AIM OF THE TASK: Would you print the records below from the first line through the line containing "var yTicks = [0, 20, 40, 60, 80, 100];", skipping the pictures?

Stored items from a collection

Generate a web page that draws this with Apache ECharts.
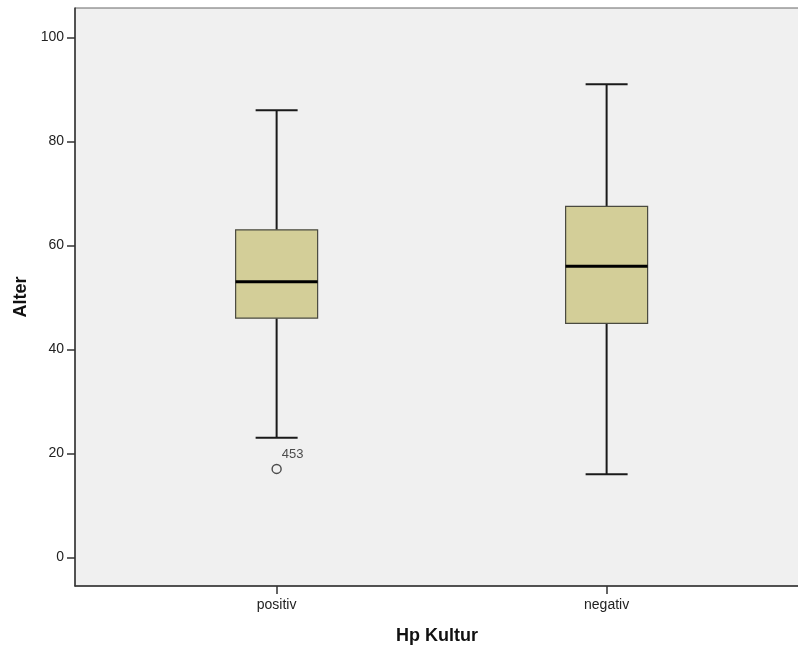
<!DOCTYPE html>
<html>
<head>
<meta charset="utf-8">
<script src="https://cdn.jsdelivr.net/npm/echarts@6/dist/echarts.min.js"></script>
<style>html,body{margin:0;padding:0;background:#fff}#c{width:798px;height:648px}</style>
</head>
<body>
<div id="c"></div>
<script>
var categories = ['positiv', 'negativ'];
// [low whisker, Q1, median, Q3, high whisker]
var boxValues = [
  [23, 46, 53, 63, 86],
  [16, 45, 56, 67.5, 91]
];
var outliers = [[0, 17, '453']];
var yTicks = [0, 20, 40, 60, 80, 100];

var chart = echarts.init(document.getElementById('c'));
var boxData = boxValues.map(function (v, i) { return [i].concat(v); });

function renderBox(params, api) {
  var x = api.value(0);
  var pLow = api.coord([x, api.value(1)]);
  var pQ1 = api.coord([x, api.value(2)]);
  var pMed = api.coord([x, api.value(3)]);
  var pQ3 = api.coord([x, api.value(4)]);
  var pHigh = api.coord([x, api.value(5)]);
  var cx = pMed[0];
  var bw = 82, cw = 42;
  var lineStyle = { stroke: '#1a1a1a', lineWidth: 2 };
  return {
    type: 'group',
    children: [
      { type: 'line', shape: { x1: cx, y1: pHigh[1], x2: cx, y2: pQ3[1] }, style: lineStyle },
      { type: 'line', shape: { x1: cx, y1: pQ1[1], x2: cx, y2: pLow[1] }, style: lineStyle },
      { type: 'line', shape: { x1: cx - cw / 2, y1: pHigh[1], x2: cx + cw / 2, y2: pHigh[1] }, style: lineStyle },
      { type: 'line', shape: { x1: cx - cw / 2, y1: pLow[1], x2: cx + cw / 2, y2: pLow[1] }, style: lineStyle },
      { type: 'rect', shape: { x: cx - bw / 2, y: pQ3[1], width: bw, height: pQ1[1] - pQ3[1] },
        style: { fill: '#d3ce98', stroke: '#4a4a40', lineWidth: 1.2 } },
      { type: 'line', shape: { x1: cx - bw / 2, y1: pMed[1], x2: cx + bw / 2, y2: pMed[1] },
        style: { stroke: '#000', lineWidth: 3 } }
    ]
  };
}

chart.setOption({
  animation: false,
  backgroundColor: '#ffffff',
  grid: {
    left: 75, top: 8, width: 724, bottom: 62,
    containLabel: false, outerBoundsMode: 'none',
    show: true, backgroundColor: '#f0f0f0', borderColor: '#666', borderWidth: 1
  },
  xAxis: {
    type: 'value',
    min: -0.611, max: 1.583,
    name: 'Hp Kultur', nameLocation: 'middle', nameGap: 41,
    nameTextStyle: { fontFamily: 'Liberation Sans, Arial', fontSize: 18, fontWeight: 'bold', color: '#111' },
    splitLine: { show: false },
    axisLine: { show: true, onZero: false, lineStyle: { color: '#333', width: 1.5 } },
    axisTick: { show: true, length: 8, lineStyle: { color: '#333', width: 1.5 }, customValues: [0, 1] },
    axisLabel: {
      customValues: [0, 1], margin: 12,
      fontFamily: 'Liberation Sans, Arial', fontSize: 14, color: '#222',
      formatter: function (v) { return categories[Math.round(v)]; }
    }
  },
  yAxis: {
    type: 'value',
    min: -5.52, max: 105.68,
    name: 'Alter', nameLocation: 'middle', nameGap: 44,
    nameTextStyle: { fontFamily: 'Liberation Sans, Arial', fontSize: 18, fontWeight: 'bold', color: '#111' },
    splitLine: { show: false },
    axisLine: { show: true, onZero: false, lineStyle: { color: '#333', width: 1.5 } },
    axisTick: { show: true, length: 8, lineStyle: { color: '#333', width: 1.5 }, customValues: yTicks },
    axisLabel: {
      customValues: yTicks, margin: 11,
      fontFamily: 'Liberation Sans, Arial', fontSize: 14, color: '#222'
    }
  },
  series: [
    {
      type: 'custom',
      renderItem: renderBox,
      encode: { x: 0, y: [1, 2, 3, 4, 5] },
      data: boxData
    },
    {
      type: 'scatter',
      symbol: 'circle', symbolSize: 9,
      itemStyle: { color: '#f0f0f0', borderColor: '#222', borderWidth: 1.4 },
      label: {
        show: true, position: 'top', distance: 3, offset: [16, 0],
        fontFamily: 'Liberation Sans, Arial', fontSize: 13, color: '#222',
        formatter: function (p) { return p.data[2]; }
      },
      data: outliers
    }
  ]
});
</script>
</body>
</html>
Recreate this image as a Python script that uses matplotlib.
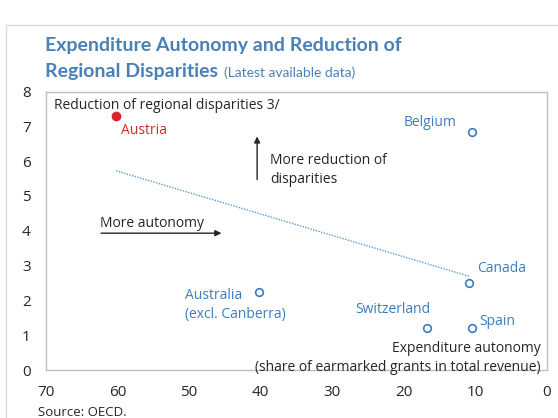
import numpy as np
import matplotlib.pyplot as plt
from matplotlib.lines import Line2D

# data
countries = ['Austria', 'Belgium', 'Canada', 'Australia\n(excl. Canberra)', 'Switzerland', 'Spain']
autonomy = [60.2, 10.5, 10.9, 40.2, 16.8, 10.5]      # share of earmarked grants in total revenue
disparity = [7.3, 6.85, 2.5, 2.25, 1.2, 1.2]          # reduction of regional disparities
xticks = [70, 60, 50, 40, 30, 20, 10, 0]
yticks = [0, 1, 2, 3, 4, 5, 6, 7, 8]

# label offsets (pixels) and alignment per country
offsets = [(5, -15), (-15, 9), (8, 14), (-74, 4), (4, 19), (7, 7)]
aligns = [('left', 'center'), ('right', 'center'), ('left', 'center'),
          ('left', 'top'), ('right', 'center'), ('left', 'center')]

blue = '#3A7DC0'
red = '#D9262E'
title_blue = '#4A80B8'
txt = '#262626'
body = 'Open Sans'

W, H = 558, 418
fig = plt.figure(figsize=(W / 100, H / 100), dpi=100)
ax = fig.add_axes([46 / W, 1 - 370 / H, 501 / W, 278.5 / H])

ax.set_xlim(70, 0)
ax.set_ylim(0, 8)
ax.set_xticks(xticks)
ax.set_yticks(yticks)
ax.tick_params(length=0, pad=11, labelsize=11, labelcolor=txt)
for lab in ax.get_xticklabels() + ax.get_yticklabels():
    lab.set_family(body)
for s in ax.spines.values():
    s.set_color('#BFBFBF')
    s.set_linewidth(1)

# trend line over the data
x = np.array(autonomy)
y = np.array(disparity)
k, b = np.polyfit(x, y, 1)
xs = np.array([x.max(), x.min() + 0.3])
ax.plot(xs, k * xs + b, linestyle=(0, (1, 1)), color='#5B9BD5', lw=1)

for i, c in enumerate(countries):
    col = red if c == 'Austria' else blue
    if c == 'Austria':
        ax.plot(x[i], y[i], 'o', color=red, ms=6)
    else:
        ax.plot(x[i], y[i], 'o', mfc='white', mec=blue, mew=1.2, ms=5.5)
    ax.annotate(c, (x[i], y[i]), xytext=offsets[i], textcoords='offset pixels',
                ha=aligns[i][0], va=aligns[i][1], color=col, fontsize=10,
                family=body, linespacing=1.35)

# direction arrows
ax.annotate('', xy=(40.5, 6.79), xytext=(40.5, 5.39),
            arrowprops=dict(arrowstyle='-|>', color=txt, lw=1, mutation_scale=9))
ax.text(38.7, 5.74, 'More reduction of\ndisparities', ha='left', va='center',
        fontsize=10, color=txt, family=body, linespacing=1.35)
ax.annotate('', xy=(45.1, 3.93), xytext=(62.7, 3.93),
            arrowprops=dict(arrowstyle='-|>', color=txt, lw=1, mutation_scale=9))
ax.text(62.5, 4.21, 'More autonomy', ha='left', va='center',
        fontsize=10, color=txt, family=body)

ax.text(0.016, 0.951, 'Reduction of regional disparities 3/', transform=ax.transAxes,
        ha='left', va='center', fontsize=10, color=txt, family=body)
ax.text(0.988, 0.043, 'Expenditure autonomy\n(share of earmarked grants in total revenue)',
        transform=ax.transAxes, ha='right', va='center', multialignment='right',
        fontsize=10, color=txt, family=body, linespacing=1.35)

# title
fig.text(45 / W, 1 - 45 / H, 'Expenditure Autonomy and Reduction of', ha='left', va='center',
         fontsize=14, fontweight='bold', color=title_blue, family='Lato')
t2 = fig.text(45 / W, 1 - 72 / H, 'Regional Disparities', ha='left', va='center',
              fontsize=14, fontweight='bold', color=title_blue, family='Lato')
fig.canvas.draw()
bb = t2.get_window_extent()
fig.text((bb.x1 + 6) / W, 1 - 73 / H, '(Latest available data)', ha='left', va='center',
         fontsize=10, color=title_blue, family='Lato')

fig.text(38 / W, 1 - 413 / H, 'Source: OECD.', ha='left', va='center',
         fontsize=9.5, color=txt, family=body)

# light outer frame
fig.add_artist(Line2D([6 / W, 1], [1 - 25 / H, 1 - 25 / H], color='#DDDDDD', lw=1))
fig.add_artist(Line2D([6 / W, 6 / W], [0, 1 - 25 / H], color='#DDDDDD', lw=1))

fig.savefig('out.png', dpi=100)
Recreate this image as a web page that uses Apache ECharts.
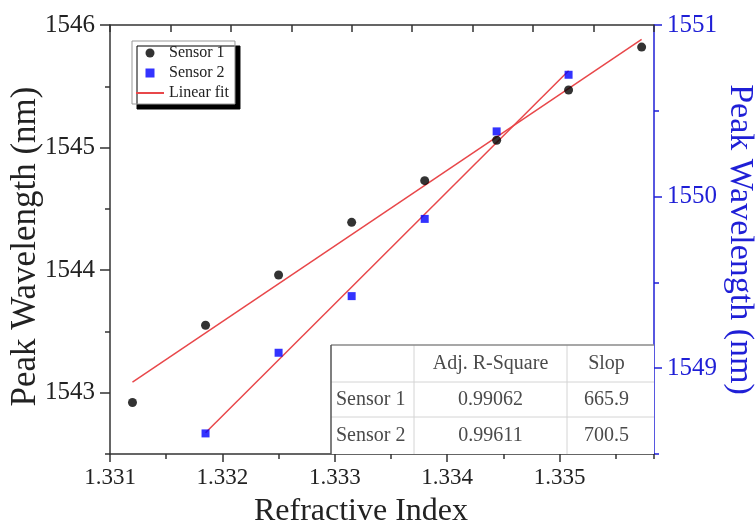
<!DOCTYPE html>
<html><head><meta charset="utf-8">
<script src="https://cdn.jsdelivr.net/npm/echarts@6/dist/echarts.min.js"></script>
<style>html,body{margin:0;padding:0;background:#fff}#c{width:756px;height:528px}</style>
</head><body><div id="c"></div>
<script>
// ---- data ----
const sensor1X = [1.3312, 1.33185, 1.3325, 1.33315, 1.3338, 1.33444, 1.33508, 1.33573];
const sensor1Y = [1542.92, 1543.55, 1543.96, 1544.39, 1544.73, 1545.06, 1545.47, 1545.82];
const sensor2X = [1.33185, 1.3325, 1.33315, 1.3338, 1.33444, 1.33508];
const sensor2Y = [1548.62, 1549.09, 1549.42, 1549.87, 1550.38, 1550.71];
const xTickValues = [1.331, 1.332, 1.333, 1.334, 1.335];
const leftTickValues = [1543, 1544, 1545, 1546];
const rightTickValues = [1549, 1550, 1551];
const tableHeader = ['', 'Adj. R-Square', 'Slop'];
const tableRows = [['Sensor 1', '0.99062', '665.9'], ['Sensor 2', '0.99611', '700.5']];

// ---- least-squares fit lines derived from the data ----
function linFit(xs, ys) {
  const n = xs.length;
  let mx = 0, my = 0;
  for (let i = 0; i < n; i++) { mx += xs[i]; my += ys[i]; }
  mx /= n; my /= n;
  let sxy = 0, sxx = 0;
  for (let i = 0; i < n; i++) { sxy += (xs[i] - mx) * (ys[i] - my); sxx += (xs[i] - mx) ** 2; }
  const b = sxy / sxx, a = my - b * mx;
  const x0 = Math.min(...xs), x1 = Math.max(...xs);
  return [[x0, a + b * x0], [x1, a + b * x1]];
}
const fit1 = linFit(sensor1X, sensor1Y);
const fit2 = linFit(sensor2X, sensor2Y);

const FONT = 'Liberation Serif';
const BLUE = '#1f1fd6';
const RED = '#e8474a';

const chart = echarts.init(document.getElementById('c'), null, {renderer: 'canvas'});

// table graphics
const tX = [331, 414, 567, 654];
const tY = [345, 382, 417, 454];
const tableEls = [];
tableEls.push({type: 'rect', shape: {x: tX[0], y: tY[0], width: tX[3] - tX[0], height: tY[3] - tY[0]}, style: {fill: '#fff'}, z: 10});
for (let i = 1; i < 3; i++) {
  tableEls.push({type: 'line', shape: {x1: tX[0], y1: tY[i], x2: tX[3], y2: tY[i]}, style: {stroke: '#d4d4d4', lineWidth: 1}, z: 11});
  tableEls.push({type: 'line', shape: {x1: tX[i], y1: tY[0], x2: tX[i], y2: tY[3]}, style: {stroke: '#d4d4d4', lineWidth: 1}, z: 11});
}
tableEls.push({type: 'line', shape: {x1: tX[0], y1: tY[0], x2: tX[3], y2: tY[0]}, style: {stroke: '#8a8a8a', lineWidth: 1.5}, z: 11});
tableEls.push({type: 'line', shape: {x1: tX[0], y1: tY[0], x2: tX[0], y2: tY[3]}, style: {stroke: '#555', lineWidth: 1.5}, z: 11});
const rowsAll = [tableHeader].concat(tableRows);
const colCx = [null, (tX[1] + tX[2]) / 2, (tX[2] + tX[3]) / 2 - 4];
rowsAll.forEach((row, r) => {
  const cy = (tY[r] + tY[r + 1]) / 2;
  row.forEach((txt, c) => {
    if (!txt) return;
    tableEls.push({
      type: 'text', z: 12,
      style: {
        text: txt, x: c === 0 ? tX[0] + 5 : colCx[c], y: cy,
        align: c === 0 ? 'left' : 'center', verticalAlign: 'middle',
        font: '20px "' + FONT + '"', fill: '#4a4a4a'
      }
    });
  });
});

const SQUARE = 'path://M0,0 L10,0 L10,10 L0,10 Z';

const option = {
  animation: false,
  backgroundColor: '#fff',
  grid: {left: 110, right: 102, top: 25, bottom: 74, outerBoundsMode: 'none', containLabel: false},
  legend: {
    orient: 'vertical', left: 132, top: 41,
    padding: [4, 6, 3, 3], itemGap: 4, itemWidth: 28, itemHeight: 9,
    symbolKeepAspect: true,
    backgroundColor: '#fff', borderColor: '#999', borderWidth: 1,
    shadowColor: '#000', shadowBlur: 0, shadowOffsetX: 5, shadowOffsetY: 5,
    textStyle: {fontFamily: FONT, fontSize: 16, color: '#222'},
    data: [
      {name: 'Sensor 1', icon: 'circle'},
      {name: 'Sensor 2', icon: SQUARE},
      {name: 'Linear fit', itemStyle: {opacity: 0}}
    ]
  },
  xAxis: [
    {
      type: 'value', position: 'bottom', min: 1.331, max: 1.33584,
      name: 'Refractive Index', nameLocation: 'middle', nameGap: 42, nameMoveOverlap: false,
      nameTextStyle: {fontFamily: FONT, fontSize: 32, color: '#222', padding: [0, 42, 0, 0]},
      axisLine: {show: true, lineStyle: {color: '#333', width: 1.5}},
      axisTick: {show: true, inside: false, length: 8, customValues: xTickValues, lineStyle: {color: '#333', width: 1.5}},
      axisLabel: {show: true, customValues: xTickValues, margin: 12, fontFamily: FONT, fontSize: 23, color: '#222',
        formatter: v => v.toFixed(3)},
      splitLine: {show: false}
    },
    {
      type: 'value', position: 'bottom', min: 1.331, max: 1.33584, interval: 0.0005,
      axisLine: {show: false}, axisLabel: {show: false}, splitLine: {show: false},
      axisTick: {show: true, inside: false, length: 5, lineStyle: {color: '#333', width: 1.5}}
    },
    {
      type: 'value', position: 'top', min: 1.3315, max: 1.336, interval: 0.0005,
      axisLine: {show: true, lineStyle: {color: '#333', width: 1.5}},
      axisLabel: {show: false}, splitLine: {show: false},
      axisTick: {show: true, inside: true, length: 7, lineStyle: {color: '#333', width: 1.5}}
    }
  ],
  yAxis: [
    {
      type: 'value', position: 'left', min: 1542.5, max: 1546,
      name: 'Peak Wavelength (nm)', nameLocation: 'middle', nameGap: 67, nameMoveOverlap: false,
      nameTextStyle: {fontFamily: FONT, fontSize: 35, color: '#222', padding: [0, 14, 0, 0]},
      axisLine: {show: true, lineStyle: {color: '#333', width: 1.5}},
      axisTick: {show: true, inside: false, length: 10, customValues: leftTickValues, lineStyle: {color: '#333', width: 1.5}},
      axisLabel: {show: true, customValues: leftTickValues, margin: 15, fontFamily: FONT, fontSize: 25, color: '#222',
        formatter: v => String(v)},
      splitLine: {show: false}
    },
    {
      type: 'value', position: 'left', min: 1542.5, max: 1546, interval: 0.5,
      axisLine: {show: false}, axisLabel: {show: false}, splitLine: {show: false},
      axisTick: {show: true, inside: false, length: 5, lineStyle: {color: '#333', width: 1.5}}
    },
    {
      type: 'value', position: 'right', min: 1548.5, max: 1551,
      name: 'Peak Wavelength (nm)', nameLocation: 'middle', nameGap: 69, nameRotate: -90, nameMoveOverlap: false,
      nameTextStyle: {fontFamily: FONT, fontSize: 34, color: BLUE},
      axisLine: {show: true, lineStyle: {color: BLUE, width: 1.5}},
      axisTick: {show: true, inside: false, length: 8, customValues: rightTickValues, lineStyle: {color: BLUE, width: 1.5}},
      axisLabel: {show: true, customValues: rightTickValues, margin: 13, fontFamily: FONT, fontSize: 25, color: BLUE,
        formatter: v => String(v)},
      splitLine: {show: false}
    },
    {
      type: 'value', position: 'right', min: 1548.5, max: 1551, interval: 0.5,
      axisLine: {show: false}, axisLabel: {show: false}, splitLine: {show: false},
      axisTick: {show: true, inside: false, length: 5, lineStyle: {color: BLUE, width: 1.5}}
    }
  ],
  series: [
    {
      name: 'Sensor 1', type: 'scatter', xAxisIndex: 0, yAxisIndex: 0,
      symbol: 'circle', symbolSize: 9, itemStyle: {color: '#000'}, z: 5,
      data: sensor1X.map((x, i) => [x, sensor1Y[i]])
    },
    {
      name: 'Sensor 2', type: 'scatter', xAxisIndex: 0, yAxisIndex: 2,
      symbol: 'rect', symbolSize: 8, itemStyle: {color: '#0000ff'}, z: 5,
      data: sensor2X.map((x, i) => [x, sensor2Y[i]])
    },
    {
      name: 'Linear fit', type: 'line', xAxisIndex: 0, yAxisIndex: 0,
      symbol: 'none', lineStyle: {color: RED, width: 1.5}, itemStyle: {color: RED}, z: 4,
      data: fit1
    },
    {
      name: 'Linear fit', type: 'line', xAxisIndex: 0, yAxisIndex: 2,
      symbol: 'none', lineStyle: {color: RED, width: 1.5}, itemStyle: {color: RED}, z: 4,
      data: fit2
    }
  ],
  graphic: [{type: 'group', children: tableEls}]
};
chart.setOption(option);
</script>
</body></html>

FINAL RESULT:
Generate a web page that draws this with Apache ECharts.
<!DOCTYPE html>
<html>
<head>
<meta charset="utf-8">
<script src="https://cdn.jsdelivr.net/npm/echarts@6/dist/echarts.min.js"></script>
<style>html,body{margin:0;padding:0;background:#fff}#c{width:798px;height:648px}</style>
</head>
<body>
<div id="c"></div>
<script>
var categories = ['positiv', 'negativ'];
// [low whisker, Q1, median, Q3, high whisker]
var boxValues = [
  [23, 46, 53, 63, 86],
  [16, 45, 56, 67.5, 91]
];
var outliers = [[0, 17, '453']];
var yTicks = [0, 20, 40, 60, 80, 100];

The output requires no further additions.